Boroughs, villages and countryside

This itinerary covers a large part of the Conca Valley, passing through its most densely inhabited areas, although the last part is in the wild and unkempt surrounding countryside, an extraordinary natural environment.


San Giovanni in Marignano>Morciano di Romagna>San Clemente>Coriano>Montecolombo>Montescudo>Gemmano

San Giovanni in Marignano,the former “granary of the Malatesta”, is an important town in the Malatesta Seignory plain. It still has its ancient walls and buildings, renovated in the 19th and 20th centuries.


Following the course of the Conca River leads us to Morciano di Romagna, the valley’s commercial capital and its most modern town that retains an unusual “20th-century” layout. After crossing hills covered in marvellous vines, take the road to San Clemente (unsurprisingly it is a “Wine City”), which has a small, fortified old centre.


The main town in the Marano Valley,which boasts excellent wine and oil production, is the lively town of Coriano. Well worth visiting here are the ruins of the small Malatesta Castle, the churches in the old town and the Parish Church of Montetauro. Nearby Marano Park offers visitors the chance to take a pleasant and relaxing walk.


The crest road, which leads from Coriano to Montecolombo and Montescudo,villages that dominate the left of the mid-Conca Valley, offers breathtaking views and marvellous natural landscape. Along the road, is the Castle of San Savino. In Montecolombo, a beautiful entrance gate leads to the delightful old town, which is enclosed by Malatesta walls. Nearby is Montescudo, where visitors should see the Municipal Tower and the ancient ice house.

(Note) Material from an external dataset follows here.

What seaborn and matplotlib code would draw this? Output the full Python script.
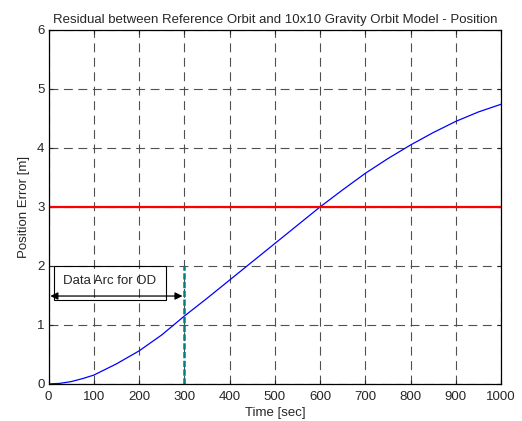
import numpy as np
import pandas as pd
import seaborn as sns
import matplotlib.pyplot as plt
from matplotlib.patches import Rectangle

# values
time_sec = [0, 25, 50, 75, 100, 150, 200, 250, 300, 350, 400, 450, 500, 550,
            600, 650, 700, 750, 800, 850, 900, 950, 1000]
pos_err = [0.0, 0.01, 0.04, 0.09, 0.15, 0.34, 0.56, 0.83, 1.15, 1.45, 1.76, 2.07, 2.38, 2.69,
           3.0, 3.29, 3.57, 3.82, 4.05, 4.26, 4.45, 4.61, 4.74]
threshold = 3.0
od_end = 300
od_top = 2.0

sns.set_style("white")
plt.rcParams['font.family'] = ['Liberation Sans', 'DejaVu Sans']
plt.rcParams['font.size'] = 9.5

df = pd.DataFrame({'Time': time_sec, 'Err': pos_err})

fig = plt.figure(figsize=(5.22, 4.21), dpi=100)
ax = fig.add_axes([0.093, 0.088, 0.867, 0.841])

sns.lineplot(data=df, x='Time', y='Err', ax=ax, color='blue', linewidth=0.9)
ax.axhline(threshold, color='red', linewidth=1.6)
ax.plot([od_end, od_end], [0, od_top], color='teal', linestyle='--', linewidth=1.8, dashes=(2.5, 1))

# text box and arrow for OD arc
ax.add_patch(Rectangle((12, 1.43), 248, 0.57, fill=False, edgecolor='black', linewidth=0.8, zorder=4))
ax.text(134, 1.75, 'Data Arc for OD', ha='center', va='center', fontsize=9.5, zorder=5)
ax.annotate('', xy=(4, 1.49), xytext=(296, 1.49),
            arrowprops=dict(arrowstyle='<|-|>', color='black', linewidth=0.9,
                            mutation_scale=11, shrinkA=0, shrinkB=0))

ax.set_xlim(0, 1000)
ax.set_ylim(0, 6)
ax.set_xticks(range(0, 1001, 100))
ax.set_yticks(range(0, 7))
ax.grid(True, color='#505050', linestyle=(0, (8, 5)), linewidth=0.8)
ax.tick_params(direction='in', length=3, top=True, right=True, labelsize=9.5,
               bottom=True, left=True)
ax.tick_params(axis='x', pad=5)
ax.tick_params(axis='y', pad=3)
for s in ax.spines.values():
    s.set_color('black')
    s.set_linewidth(0.9)

ax.set_xlabel('Time [sec]', fontsize=9.5, labelpad=3)
ax.set_ylabel('Position Error [m]', fontsize=9.5, labelpad=5)
ax.set_title('Residual between Reference Orbit and 10x10 Gravity Orbit Model - Position',
             fontsize=9.5, pad=5)

fig.savefig('out.png', dpi=100)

In the surrounding countryside, visitors will find the small hamlet/castle of Albereto, the Sanctuary of Valliano, with frescoes dating from the 15th century, the annexed Ethnographical Museum (open subject to pre-booking, tel. 0541 864010) and Trarivi Church of Peace with its small Eastern Gothic Line Museum. 


The very last part of the itinerary is in Gemmano. Although the village itself is of little historical importance (it was destroyed during the Second World War), the area’s natural heritage is extremely appealing. Onferno Caves, as a UNESCO UNIVERSAL HERITAGE, (tel. 389 199 1683 for visits), just a few kilometres from the village, are a surprising and spectacular karstic complex in the Orientated Nature Reserve (which has a small museum used primarily for educational activities).

An underground river has carved the chalky rock into narrow tunnels, rooms and corridors that house a huge colony of bats and that windtheir way for about 750 metres underground.